According to a list published by Justicia 11J, 15 trials of protesters charged with sedition are scheduled for this week. Another 140 also charged with the same crime are still awaiting trial, said Salomé García Bacallao, an activist with Justicia 11J. The organization has documented 79 trials and another 356 demonstrators formally indicted. Cubalex and Justicia 11J have verified 1,070 detentions in connection with the protests, but activists believe the true number could surpass 1,300 arrests.

Activists used Human Rights Day last week to highlight these and other cases of demonstrators jailed in Cuba. On a live stream produced by Cuba Spaces on Twitter on Friday afternoon, families shared their desperation and called on the international community not to abandon them.

“I miss my father a lot; it’s been a month since I haven’t been able to see him,” said the 11-year-old daughter of Nadir Perdomo in a video. Perdomo, who is also the father of a baby boy, and his cousin Jorge are in prison for demonstrating against the government.

The family has been torn apart for four months, said Betty Guerra, another cousin. She said the Perdomo cousins have reported beatings by the correctional officers to force them to chant the government slogan Patria o Muerte, Homeland or Death.

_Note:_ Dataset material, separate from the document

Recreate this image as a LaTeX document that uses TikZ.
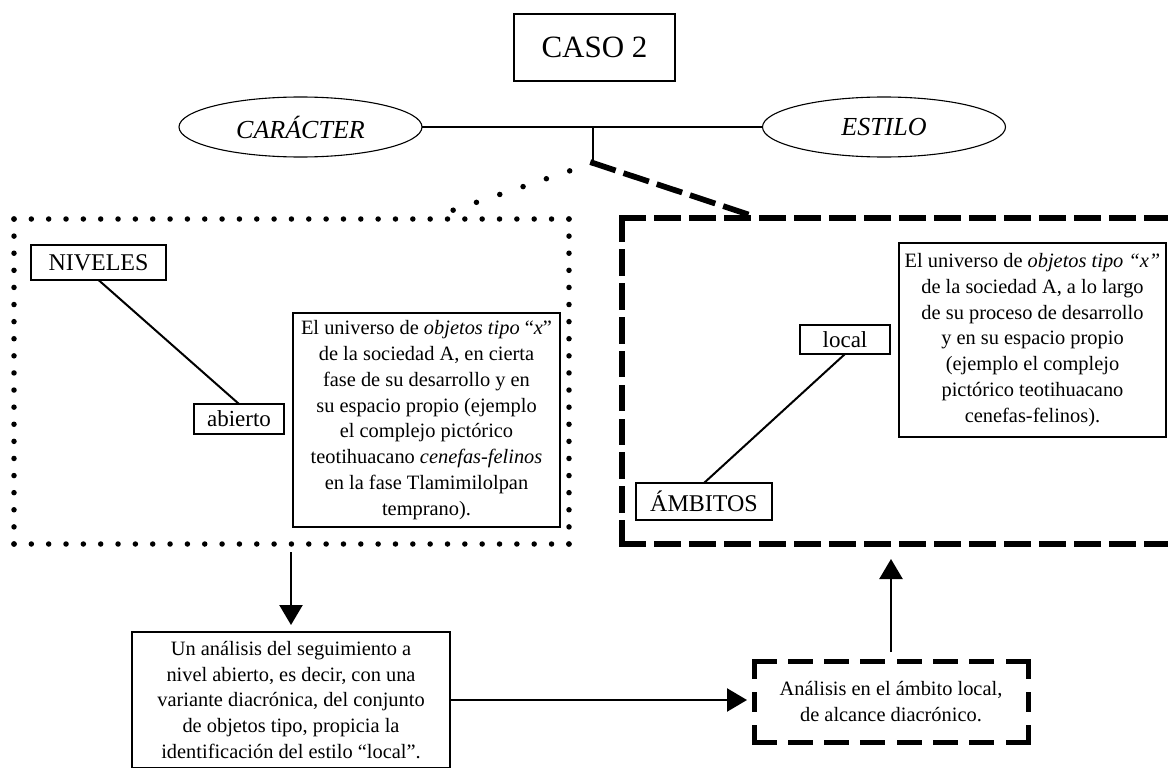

Ailex Marcano, mother of Angel J. Veliz, a protester jailed in the central province of Camagüey, said she was unable to see her son for three months. She said she has been constantly harassed by high-ranking state security officials because she has spoken to the independent media about her son’s case.

“I will continue to fight for his freedom because I know that my son is a worthy young man,” she said during the show.

Most of the family members who have spoken to the media were not previously involved in politics and were unfamiliar with the repression unleashed against dissidents over the decades. Most were born after Castro took power in 1959 and sent hundreds of Fulgencio Batista’s supporters to the firing squad.

“I never thought that the state was so cruel that it did not realize that it is the right of the people to demonstrate; that is not a crime,” Farrat, the mother on the hunger strike, said. “They are playing with the lives of our kids.”